We shall find the scene repeated on the adjoining farm. Sheltered beneath the grand old forest-trees stands the little log church with a cross upon its roof, and here we see coming down the road the venerable father and teacher of the community, in long black gown and broad-brimmed hat, with a crucifix at his girdle. It is a Catholic community, and they brought their priest with them.
In the morning we ride over smiling prairies, through groves of oak and maple, and behold in the distance a large territory covered with the lithe foliage of the tamarack. Here and there are groves of pine rising like islands above the wide level of the forest.
At times our horses walk on pebbly beaches and splash their hoofs in the limpid waters of the lakes. We pick up agates, carnelians, and bits of bright red porphyry, washed and worn by the waves. Wild swans rear their young in the reeds and marshes bordering the streams. They gracefully glide over the still waters. They are beyond the reach of our rifles, and we would not harm them if we could. There is a good deal of the savage left in a man who, under the plea of sport, can wound or kill a harmless bird or beast that cannot be made to serve his wants. It gives me pleasure to say that our party are not bloodthirsty. Ducks, plover, snipe, wild geese, and sand-hill cranes are served at our table, but they are never shot in wanton
sport.
The stream which we have crossed several times is the Otter-Tail and flows southward into Otter-Tail Lake; issuing from that it runs southwest, then west, then northward, taking the name of the Red River, and pours its waters into Lake Winnipeg.
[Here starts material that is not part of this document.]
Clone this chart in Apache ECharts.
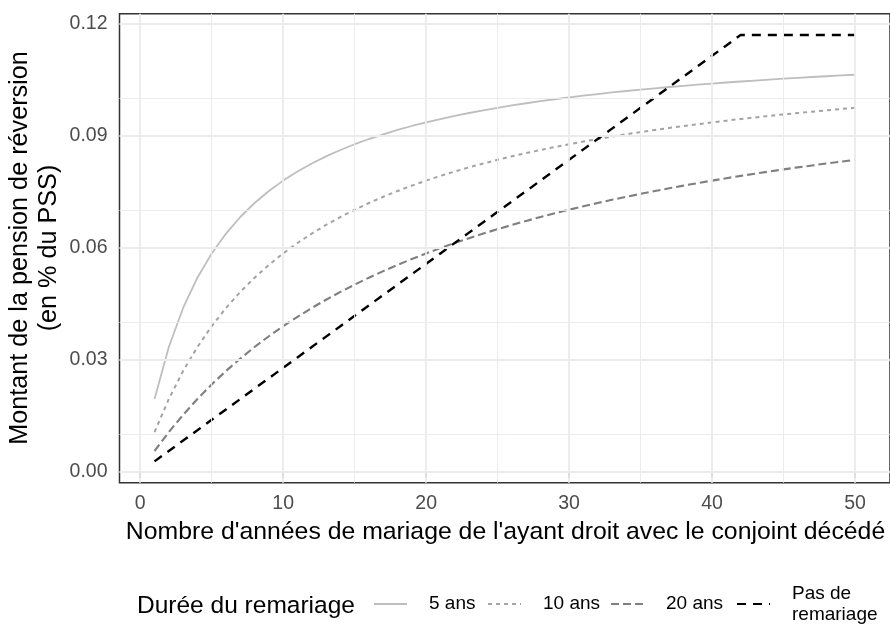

From that great northern reservoir the waters of this western region of Minnesota reach Hudson Bay through Nelson River.
Looking eastward we see gleaming in the morning sunlight the Leaf Lakes, the head-waters of the Crow-Wing, one of the largest western tributaries of the Upper Mississippi.
The neck of land between these lakes and the Otter-Tail is only one mile wide. Here, from time out of mind among the Indians, the transit has been made between the waters flowing into the Gulf of Mexico and into Hudson Bay. When the Jesuit missionaries came here, they found it the great Indian carrying-place.
Mackenzie, Lord Selkirk, and all the early adventurers, came by this route on their way to British America. For a long time it has been a trading-post. The French Jesuit fathers were here a century ago and are here to-day,—not spiritual fathers alone, but according to the flesh as well! The settlement is composed wholly of French Canadians, their Indian wives and copper-colored children. There are ten or a dozen houses, but they are very dilapidated. A little old man with twinkling gray eyes, wearing a battered white hat, comes out to welcome us, while crowds of swarthy children and Indian women gaze at us from the doorways. Another little old man, in a black gown and broad-brimmed hat, with a long chain and crucifix dangling from his girdle, salutes us with true French politeness. He is the priest, and is as seedy as the village itself.
Around the place are several birch-bark Indian huts, and a few lodges of tanned buffalo-hides. Filth, squalor, and degradation are the characteristics of the lodge, and the civilization of the log-houses is but little removed from that of the wigwams.
The French Canadian takes about as readily to the Indian maiden as to one of his own race. He is kinder than the Indian brave, and when he wants a wife he will find the fairest of the maidens ready to listen to his words of love.